Did I take it all too seriously? Of course. Would I do so again? Probably.
Genuinely perhaps the nearest this too-often oh-so dull world of commerce gets to an all-action hero, I didn't so much enjoy and respect Peters' stuff as revere it.
Rather than the usual theory-spouting head, TP was the guy wandering around and reporting back on the treasures (and horrors) he'd found. Tales like the McKean prison thing brought hope that 'things really didn't have to be as they said they have to'. (From the first time I used the phrase 'neatstuff' in my work I'd been largely marginalized among the company I kept - doubtless reinforced by my 'read this!' pushing copies of 'Seminar' into the hands of many I met.)
'A hemi-powered stomper among a line-up of stuttering Edsels', here was someone who could grab my attention with tales of furniture delivery and railroad unions! A metaphorical Thor among a generation of corrupt priests and weak-willed vicars... like Coke cleaning a stained toilet bowl he was my Shiva - the Destroyer with a strong message of regeneration.
Whatever. Years later and here we are. The web's changed our lives - perhaps irrevocably and maybe not all for the better. Maybe I believe Kawasaki when he says 'Blogger. n. Someone with nothing to say writing for someone with nothing to do'... his banter masks a serious message - an increase in quantity carries a lessening of quality and many who belong in the audience now stand on stage. We've seen a huge rise in talentless trivia, a dumbing-down in which we latch onto the latest merchandized craze.
The root of my gripe is simple... 'with power comes responsibility' - we have a duty to act wisely and a right to expect others to do their best. Arrogant? Sure. Utopian? Probably.
I've read this thing from the get-go - almost daily. I don't think it offers the quality or flexibility of the original ReImagine discussion forum. And I do think 'blog format' encourages a relatively tame response which sells us all short.
Disenchanted, I spoke out - in what I considered to be a constructive 'not praise, but criticism' 'Arden-ism' act which brought me dis-ease and no pleasure.
Does any of this matter? Yes. No. Who cares? It's another day so let's all move on.
;-)
Posted by gulliver at September 14, 2006 2:35 AM
Thanks for the update Gulliver. I see TP Inc via an MBA 1990 [computer science emphasis] 1st in class - maybe I was paying attention to business metrics.
Anyway TP Inc to me is a perfect FREE Enterprise example of how to do IT & reinvent IT & maintain IT & have fun with it - TP Inc has ALWAYS been about Entertainment & Change 1st and foremost. Accelerate the Change?

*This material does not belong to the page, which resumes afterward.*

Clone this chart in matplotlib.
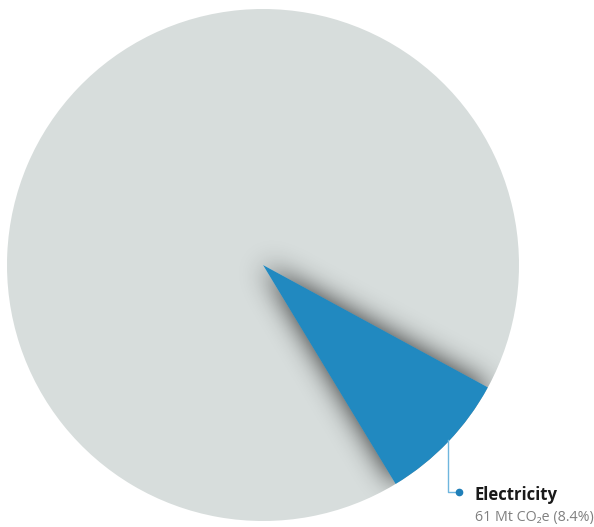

Posted by sean at September 14, 2006 8:48 AM
I enjoy living your life through flickr. Of your posts that I can recall off the top of my head, one of my favorites was your trip to Dubai. It got me interested in the area and I've started developing business there.
Posted by Chris Houchens at September 15, 2006 9:30 AM
I see two excellent points in all these comments: 1) A blog (almost) has to be personal to be good. I find that even in my "housekeeping" posts (as I call the "here are the slides" entries) that I become known to the community here. And you all know I like Tom's work. But I try to keep the sucking up to a minimum on the page/screen. (I always think I should have a lollipop icon for "suck-up alert," when things are getting a bit sticky.) But that's just my posts.
And 2) Tom's right that we read what we agree with. Every reader here begins with "I like Tom Peters, I wonder what he has to say these days?" Not "I hate that guy, what's he up to?" Given that, I think you'd agree that we get a fair amount of opposing views, without which these comments would be surpassingly boring. So, please keep the arguments coming.
Posted by cathy mosca at September 15, 2006 5:18 PM
A small-but-big point on Cathy's 'Tom's right that we read what we agree with'...
True. And that's not why I originally got into TP. For years the appeal has been the continuing introductions to 'here's this guy or this company and here's what they're doing in a cool and innovative manner'... new stuff or things with which I'm not very familiar... I come to 'be turned onto something'.
Posted by gulliver at September 15, 2006 11:42 PM
Dear Mr. Peters, I loved the pictures of your home office, with the caption,"I have a messy office,what of it".Your office looks some what like mine;it is good to know I'm in such esteemed company,as well many of the books in various places of my office are written by you. Your the best, keep it up.
Posted by Stephen Thomas at September 16, 2006 6:01 AM
Gulliver - I always enjoy your posts - the length at times gets boring to me - but that is just me - I crave the snappy 1-liner :>]
Posted by sean at September 16, 2006 6:52 PM
Sean... (as I think I mentioned above) the length of my stuff in this thread has been of concern to me too. That said, sometimes perspective requires those 'extra pixels' or else things can become misrepresented.
As a sidenote... whilst I recognise the expectation that 'weblog comments' should be short and directly address the original entry, in so doing we often prematurely curtail and exclude productive tangents... hence my continued 'lobbying' for the experimental reintroduction of the prior 'forum-type' facility whereby those so-minded can explore and debate further- but that's a whole other issue beyond this.
Posted by gulliver at September 17, 2006 12:12 AM
You can't please everybody. Anyone who is not enjoying what you have to give is cheating themselves. Thanks for being who you are.